-- start Given information --
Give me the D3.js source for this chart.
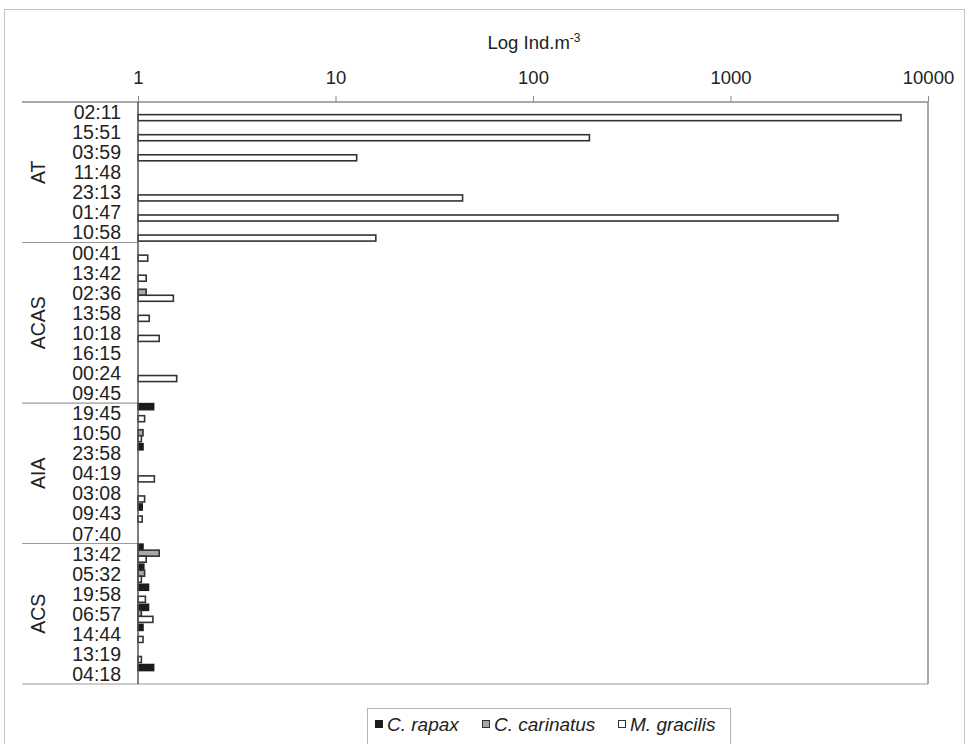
<!DOCTYPE html>
<html>
<head>
<meta charset="utf-8">
<script src="https://cdn.jsdelivr.net/npm/d3@7/dist/d3.min.js"></script>
<style>
  html, body { margin: 0; padding: 0; background: #fff; }
  svg { display: block; font-family: "Liberation Sans", Arial, sans-serif; }
</style>
</head>
<body>
<svg id="chart" width="969" height="744"></svg>
<script>
// Sampling times, grouped by water mass
const groupNames = ["AT", "ACAS", "AIA", "ACS"];
const groupSizes = [7, 8, 7, 7];
const times = [
  "02:11", "15:51", "03:59", "11:48", "23:13", "01:47", "10:58",
  "00:41", "13:42", "02:36", "13:58", "10:18", "16:15", "00:24", "09:45",
  "19:45", "10:50", "23:58", "04:19", "03:08", "09:43", "07:40",
  "13:42", "05:32", "19:58", "06:57", "14:44", "13:19", "04:18"
];

// Densities (ind. m^-3); null = not recorded
const rapax = [
  null, null, null, null, null, null, null,
  null, null, null, null, null, null, null, null,
  1.2, null, 1.06, null, null, 1.05, null,
  1.06, 1.07, 1.13, 1.13, 1.06, null, 1.2
];
const carinatus = [
  null, null, null, null, null, null, null,
  null, null, 1.1, null, null, null, null, null,
  null, 1.06, null, null, null, null, null,
  1.28, 1.08, null, 1.04, null, null, null
];
const gracilis = [
  7300, 193, 12.8, null, 44, 3500, 16,
  1.12, 1.1, 1.51, 1.14, 1.28, null, 1.57, null,
  1.08, 1.04, null, 1.21, 1.08, 1.05, null,
  1.1, 1.04, 1.09, 1.19, 1.06, 1.04, null
];

const seriesNames = ["C. rapax", "C. carinatus", "M. gracilis"];
const seriesValues = [rapax, carinatus, gracilis];
const seriesFill = ["#1c1c1c", "#a8a8a8", "#ffffff"];
const seriesStroke = ["#1c1c1c", "#333333", "#333333"];

const tickValues = [1, 10, 100, 1000, 10000];

const svg = d3.select("#chart");
const plotLeft = 138, plotRight = 928, plotTop = 102, plotBottom = 684;

// Outer frame
svg.append("rect")
  .attr("x", 4.5).attr("y", 9.5).attr("width", 960).attr("height", 780)
  .attr("fill", "none").attr("stroke", "#c4c4c4").attr("stroke-width", 1);

const x = d3.scaleLog().domain([1, 10000]).range([plotLeft, plotRight]);
const y = d3.scaleBand().domain(d3.range(times.length)).range([plotTop, plotBottom]);
const sub = d3.scaleBand().domain(d3.range(seriesNames.length))
  .range([y.bandwidth() * 0.03, y.bandwidth() * 0.93]);

// Plot frame: right edge
svg.append("line").attr("x1", plotRight).attr("x2", plotRight).attr("y1", plotTop).attr("y2", plotBottom)
  .attr("stroke", "#8c8c8c").attr("stroke-width", 1.5);

// Group separators running into the left margin
const boundaries = [0];
groupSizes.forEach((n, i) => boundaries.push(boundaries[i] + n));
boundaries.forEach((b, i) => {
  const yy = b < times.length ? y(b) : plotBottom;
  const xEnd = (i === 0 || i === boundaries.length - 1) ? plotRight : plotLeft;
  svg.append("line").attr("x1", 22).attr("x2", xEnd).attr("y1", yy).attr("y2", yy)
    .attr("stroke", i === 0 ? "#8c8c8c" : "#9a9a9a").attr("stroke-width", i === 0 ? 1.5 : 1.2);
});

// Top value axis
const axis = svg.append("g").attr("transform", `translate(0,${plotTop})`)
  .call(d3.axisTop(x).tickValues(tickValues).tickFormat(d3.format("d"))
    .tickSize(6).tickPadding(12));
axis.select(".domain").remove();
axis.selectAll(".tick line").attr("stroke", "#8c8c8c");
axis.selectAll(".tick text").attr("font-size", 18.5).attr("fill", "#222")
  .attr("font-family", "Liberation Sans, Arial, sans-serif");

// Axis title
const title = svg.append("text").attr("x", 534).attr("y", 49)
  .attr("text-anchor", "middle").attr("font-size", 18.5).attr("fill", "#222");
title.append("tspan").text("Log Ind.m");
title.append("tspan").attr("dy", -7).attr("font-size", 12).text("-3");

// Bars
seriesValues.forEach((vals, s) => {
  svg.append("g").selectAll("rect")
    .data(vals.map((v, i) => ({ v, i })).filter(d => d.v != null && d.v > 1))
    .join("rect")
    .attr("x", x(1))
    .attr("y", d => y(d.i) + sub(s))
    .attr("width", d => x(d.v) - x(1))
    .attr("height", sub.bandwidth())
    .attr("fill", seriesFill[s])
    .attr("stroke", seriesStroke[s])
    .attr("stroke-width", 1.6);
});

// Category axis line
svg.append("line").attr("x1", plotLeft).attr("x2", plotLeft).attr("y1", plotTop).attr("y2", plotBottom)
  .attr("stroke", "#555").attr("stroke-width", 1.5);

// Time labels
svg.append("g").selectAll("text").data(times).join("text")
  .attr("x", 121)
  .attr("y", (d, i) => y(i) + y.bandwidth() / 2)
  .attr("dy", "0.36em")
  .attr("text-anchor", "end")
  .attr("font-size", 19.5)
  .attr("fill", "#222")
  .text(d => d);

// Group labels
groupNames.forEach((g, i) => {
  const y0 = y(boundaries[i]);
  const y1 = boundaries[i + 1] < times.length ? y(boundaries[i + 1]) : plotBottom;
  const cy = (y0 + y1) / 2;
  svg.append("text")
    .attr("transform", `translate(38,${cy}) rotate(-90)`)
    .attr("dy", "0.36em")
    .attr("text-anchor", "middle")
    .attr("font-size", 19.5)
    .attr("fill", "#222")
    .text(g);
});

// Legend
const legend = svg.append("g");
legend.append("rect").attr("x", 367.5).attr("y", 708.5).attr("width", 363).attr("height", 60)
  .attr("fill", "#fff").attr("stroke", "#b4b4b4");
const legendX = [375, 482, 618];
seriesNames.forEach((name, s) => {
  legend.append("rect").attr("x", legendX[s] + 0.5).attr("y", 720.5).attr("width", 7).attr("height", 7)
    .attr("fill", seriesFill[s]).attr("stroke", s === 0 ? "#1c1c1c" : "#333").attr("stroke-width", 1);
  legend.append("text").attr("x", legendX[s] + 12).attr("y", 724).attr("dy", "0.36em")
    .attr("font-size", 19).attr("font-style", "italic").attr("fill", "#222").text(name);
});
</script>
</body>
</html>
-- end Given information --
Description of the task: Quote the material word for word, dropping any images it holds.

Written solution:
Give me the D3.js source for this chart.
<!DOCTYPE html>
<html>
<head>
<meta charset="utf-8">
<script src="https://cdn.jsdelivr.net/npm/d3@7/dist/d3.min.js"></script>
<style>
  html, body { margin: 0; padding: 0; background: #fff; }
  svg { display: block; font-family: "Liberation Sans", Arial, sans-serif; }
</style>
</head>
<body>
<svg id="chart" width="969" height="744"></svg>
<script>
// Sampling times, grouped by water mass
const groupNames = ["AT", "ACAS", "AIA", "ACS"];
const groupSizes = [7, 8, 7, 7];
const times = [
  "02:11", "15:51", "03:59", "11:48", "23:13", "01:47", "10:58",
  "00:41", "13:42", "02:36", "13:58", "10:18", "16:15", "00:24", "09:45",
  "19:45", "10:50", "23:58", "04:19", "03:08", "09:43", "07:40",
  "13:42", "05:32", "19:58", "06:57", "14:44", "13:19", "04:18"
];

// Densities (ind. m^-3); null = not recorded
const rapax = [
  null, null, null, null, null, null, null,
  null, null, null, null, null, null, null, null,
  1.2, null, 1.06, null, null, 1.05, null,
  1.06, 1.07, 1.13, 1.13, 1.06, null, 1.2
];
const carinatus = [
  null, null, null, null, null, null, null,
  null, null, 1.1, null, null, null, null, null,
  null, 1.06, null, null, null, null, null,
  1.28, 1.08, null, 1.04, null, null, null
];
const gracilis = [
  7300, 193, 12.8, null, 44, 3500, 16,
  1.12, 1.1, 1.51, 1.14, 1.28, null, 1.57, null,
  1.08, 1.04, null, 1.21, 1.08, 1.05, null,
  1.1, 1.04, 1.09, 1.19, 1.06, 1.04, null
];

const seriesNames = ["C. rapax", "C. carinatus", "M. gracilis"];
const seriesValues = [rapax, carinatus, gracilis];
const seriesFill = ["#1c1c1c", "#a8a8a8", "#ffffff"];
const seriesStroke = ["#1c1c1c", "#333333", "#333333"];

const tickValues = [1, 10, 100, 1000, 10000];

const svg = d3.select("#chart");
const plotLeft = 138, plotRight = 928, plotTop = 102, plotBottom = 684;

// Outer frame
svg.append("rect")
  .attr("x", 4.5).attr("y", 9.5).attr("width", 960).attr("height", 780)
  .attr("fill", "none").attr("stroke", "#c4c4c4").attr("stroke-width", 1);

const x = d3.scaleLog().domain([1, 10000]).range([plotLeft, plotRight]);
const y = d3.scaleBand().domain(d3.range(times.length)).range([plotTop, plotBottom]);
const sub = d3.scaleBand().domain(d3.range(seriesNames.length))
  .range([y.bandwidth() * 0.03, y.bandwidth() * 0.93]);

// Plot frame: right edge
svg.append("line").attr("x1", plotRight).attr("x2", plotRight).attr("y1", plotTop).attr("y2", plotBottom)
  .attr("stroke", "#8c8c8c").attr("stroke-width", 1.5);

// Group separators running into the left margin
const boundaries = [0];
groupSizes.forEach((n, i) => boundaries.push(boundaries[i] + n));
boundaries.forEach((b, i) => {
  const yy = b < times.length ? y(b) : plotBottom;
  const xEnd = (i === 0 || i === boundaries.length - 1) ? plotRight : plotLeft;
  svg.append("line").attr("x1", 22).attr("x2", xEnd).attr("y1", yy).attr("y2", yy)
    .attr("stroke", i === 0 ? "#8c8c8c" : "#9a9a9a").attr("stroke-width", i === 0 ? 1.5 : 1.2);
});

// Top value axis
const axis = svg.append("g").attr("transform", `translate(0,${plotTop})`)
  .call(d3.axisTop(x).tickValues(tickValues).tickFormat(d3.format("d"))
    .tickSize(6).tickPadding(12));
axis.select(".domain").remove();
axis.selectAll(".tick line").attr("stroke", "#8c8c8c");
axis.selectAll(".tick text").attr("font-size", 18.5).attr("fill", "#222")
  .attr("font-family", "Liberation Sans, Arial, sans-serif");

// Axis title
const title = svg.append("text").attr("x", 534).attr("y", 49)
  .attr("text-anchor", "middle").attr("font-size", 18.5).attr("fill", "#222");
title.append("tspan").text("Log Ind.m");
title.append("tspan").attr("dy", -7).attr("font-size", 12).text("-3");

// Bars
seriesValues.forEach((vals, s) => {
  svg.append("g").selectAll("rect")
    .data(vals.map((v, i) => ({ v, i })).filter(d => d.v != null && d.v > 1))
    .join("rect")
    .attr("x", x(1))
    .attr("y", d => y(d.i) + sub(s))
    .attr("width", d => x(d.v) - x(1))
    .attr("height", sub.bandwidth())
    .attr("fill", seriesFill[s])
    .attr("stroke", seriesStroke[s])
    .attr("stroke-width", 1.6);
});

// Category axis line
svg.append("line").attr("x1", plotLeft).attr("x2", plotLeft).attr("y1", plotTop).attr("y2", plotBottom)
  .attr("stroke", "#555").attr("stroke-width", 1.5);

// Time labels
svg.append("g").selectAll("text").data(times).join("text")
  .attr("x", 121)
  .attr("y", (d, i) => y(i) + y.bandwidth() / 2)
  .attr("dy", "0.36em")
  .attr("text-anchor", "end")
  .attr("font-size", 19.5)
  .attr("fill", "#222")
  .text(d => d);

// Group labels
groupNames.forEach((g, i) => {
  const y0 = y(boundaries[i]);
  const y1 = boundaries[i + 1] < times.length ? y(boundaries[i + 1]) : plotBottom;
  const cy = (y0 + y1) / 2;
  svg.append("text")
    .attr("transform", `translate(38,${cy}) rotate(-90)`)
    .attr("dy", "0.36em")
    .attr("text-anchor", "middle")
    .attr("font-size", 19.5)
    .attr("fill", "#222")
    .text(g);
});

// Legend
const legend = svg.append("g");
legend.append("rect").attr("x", 367.5).attr("y", 708.5).attr("width", 363).attr("height", 60)
  .attr("fill", "#fff").attr("stroke", "#b4b4b4");
const legendX = [375, 482, 618];
seriesNames.forEach((name, s) => {
  legend.append("rect").attr("x", legendX[s] + 0.5).attr("y", 720.5).attr("width", 7).attr("height", 7)
    .attr("fill", seriesFill[s]).attr("stroke", s === 0 ? "#1c1c1c" : "#333").attr("stroke-width", 1);
  legend.append("text").attr("x", legendX[s] + 12).attr("y", 724).attr("dy", "0.36em")
    .attr("font-size", 19).attr("font-style", "italic").attr("fill", "#222").text(name);
});
</script>
</body>
</html>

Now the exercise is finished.